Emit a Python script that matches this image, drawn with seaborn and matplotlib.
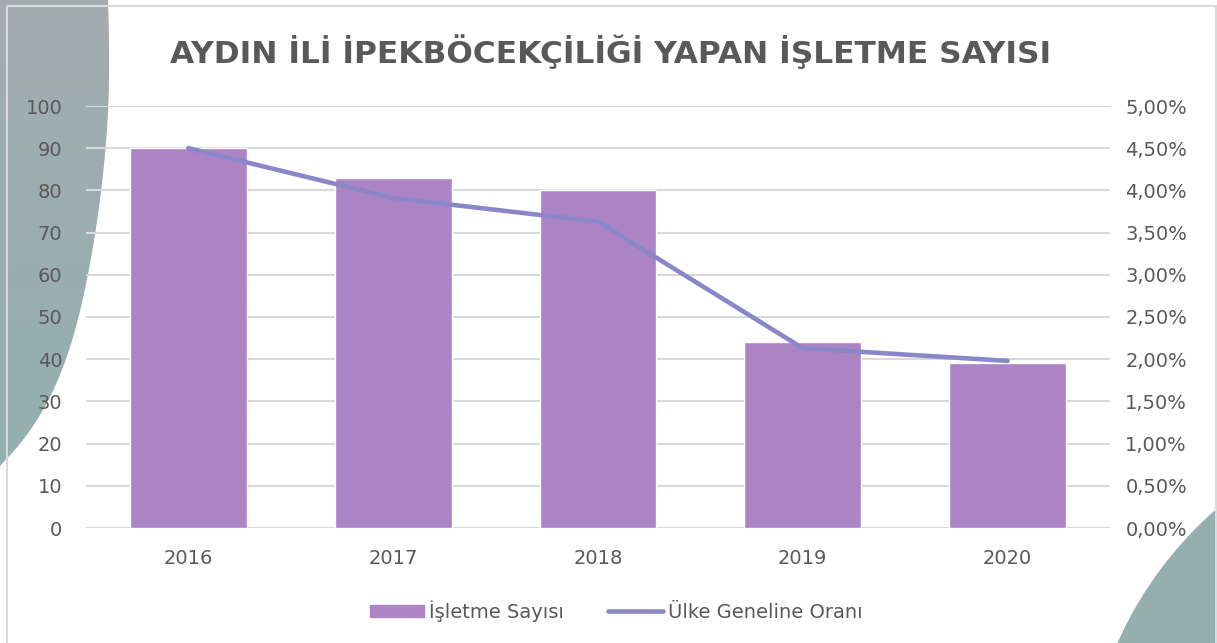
import matplotlib
matplotlib.use("Agg")
import matplotlib.pyplot as plt
import seaborn as sns
import pandas as pd
import numpy as np
from matplotlib.patches import Polygon, Circle, Rectangle
from matplotlib.lines import Line2D
from matplotlib.patches import Patch
from matplotlib.ticker import FuncFormatter
from matplotlib.colors import LinearSegmentedColormap

years = ["2016", "2017", "2018", "2019", "2020"]
isletme_sayisi = [90, 83, 80, 44, 39]
ulke_orani = [4.50, 3.91, 3.63, 2.13, 1.98]  # percent

title = "AYDIN İLİ İPEKBÖCEKÇİLİĞİ YAPAN İŞLETME SAYISI"
bar_label = "İşletme Sayısı"
line_label = "Ülke Geneline Oranı"

bar_color = "#ac84c5"
line_color = "#8a87c8"
text_color = "#595959"
grid_color = "#d9d9d9"

sns.set_theme(style="white")
plt.rcParams["font.family"] = ["DejaVu Sans"]

W, H = 1217, 643
fig = plt.figure(figsize=(W / 100, H / 100), dpi=100)

# decorative background shapes (pixel coordinates)
bg = fig.add_axes([0, 0, 1, 1], zorder=0)
bg.set_xlim(0, W)
bg.set_ylim(H, 0)
bg.axis("off")
edge_y = np.array([-80, -40, 0, 45, 90, 148, 190, 232, 275, 317, 359, 401, 443, 463])
edge_x = np.array([109, 109, 108.5, 108, 107.5, 106, 102, 97, 87, 78, 65, 47, 25, 0])
coef = np.polyfit(edge_y, edge_x, 5)
yy = np.linspace(0, 475, 150)
xx = np.clip(np.polyval(coef, yy), 0, None)
left_shape = [(0, 0)] + list(zip(xx, yy)) + [(0, 475)]
poly = Polygon(left_shape, closed=True, facecolor="none", lw=0)
bg.add_patch(poly)
cmap = LinearSegmentedColormap.from_list("deco", ["#a3abb1", "#93b0ae"])
grad = np.linspace(0, 1, 256).reshape(-1, 1)
im = bg.imshow(grad, cmap=cmap, extent=(0, 120, 480, 0), aspect="auto", zorder=0)
im.set_clip_path(poly)
bg.set_xlim(0, W)
bg.set_ylim(H, 0)
bg.add_patch(Circle((1470, 800), 386, color="#95afae", lw=0))
bg.add_patch(Rectangle((7, 6), W - 8, H, fill=False, ec="#d9d9d9", lw=1.5))

df = pd.DataFrame({"year": years, "count": isletme_sayisi,
                   "pos": np.arange(len(years)), "rate": ulke_orani})

ax = fig.add_axes([86 / W, 1 - 528 / H, (1110 - 86) / W, (528 - 106) / H], zorder=1)
ax.patch.set_alpha(0)
sns.barplot(data=df, x="year", y="count", color=bar_color, saturation=1,
            width=0.57, ax=ax, zorder=2)
ax.set_ylim(0, 100)
ax.set_xlim(-0.5, 4.5)
ax.set_yticks(np.arange(0, 101, 10))
ax.yaxis.grid(True, color=grid_color, lw=1.5, zorder=0)
ax.set_axisbelow(True)
for s in ax.spines.values():
    s.set_visible(False)
ax.set_xlabel("")
ax.set_ylabel("")
ax.tick_params(axis="both", length=0, labelsize=14, labelcolor=text_color)
ax.tick_params(axis="y", pad=17)
ax.tick_params(axis="x", pad=15)

ax2 = ax.twinx()
sns.lineplot(data=df, x="pos", y="rate", color=line_color, lw=3.3,
             solid_capstyle="round", ax=ax2, zorder=3)
ax2.set_ylim(0, 5)
ax2.set_yticks(np.arange(0, 5.01, 0.5))
ax2.yaxis.set_major_formatter(FuncFormatter(lambda v, p: f"{v:.2f}%".replace(".", ",")))
for s in ax2.spines.values():
    s.set_visible(False)
ax2.set_ylabel("")
ax2.set_xlabel("")
ax2.tick_params(axis="y", length=0, labelsize=14, labelcolor=text_color, pad=11)
ax2.grid(False)

fig.text(611 / W, 1 - 52 / H, title, ha="center", va="center", fontsize=22.5,
         fontweight="bold", color=text_color)

handles = [Patch(color=bar_color, label=bar_label),
           Line2D([0], [0], color=line_color, lw=3.3, solid_capstyle="round", label=line_label)]
fig.legend(handles=handles, loc="center", bbox_to_anchor=(616 / W, 1 - 611 / H),
           ncol=2, frameon=False, fontsize=14, labelcolor=text_color,
           handlelength=2.8, handleheight=0.55, handletextpad=0.25, columnspacing=2.3)

fig.savefig("out.png", dpi=100)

_____

Goal of the exercise:
Exactly as they appear, print the lines of the listing above from its first line through the line that contains "fig = plt.figure(figsize=(W", minus the pictures.

Task result:
Emit a Python script that matches this image, drawn with seaborn and matplotlib.
import matplotlib
matplotlib.use("Agg")
import matplotlib.pyplot as plt
import seaborn as sns
import pandas as pd
import numpy as np
from matplotlib.patches import Polygon, Circle, Rectangle
from matplotlib.lines import Line2D
from matplotlib.patches import Patch
from matplotlib.ticker import FuncFormatter
from matplotlib.colors import LinearSegmentedColormap

years = ["2016", "2017", "2018", "2019", "2020"]
isletme_sayisi = [90, 83, 80, 44, 39]
ulke_orani = [4.50, 3.91, 3.63, 2.13, 1.98]  # percent

title = "AYDIN İLİ İPEKBÖCEKÇİLİĞİ YAPAN İŞLETME SAYISI"
bar_label = "İşletme Sayısı"
line_label = "Ülke Geneline Oranı"

bar_color = "#ac84c5"
line_color = "#8a87c8"
text_color = "#595959"
grid_color = "#d9d9d9"

sns.set_theme(style="white")
plt.rcParams["font.family"] = ["DejaVu Sans"]

W, H = 1217, 643
fig = plt.figure(figsize=(W / 100, H / 100), dpi=100)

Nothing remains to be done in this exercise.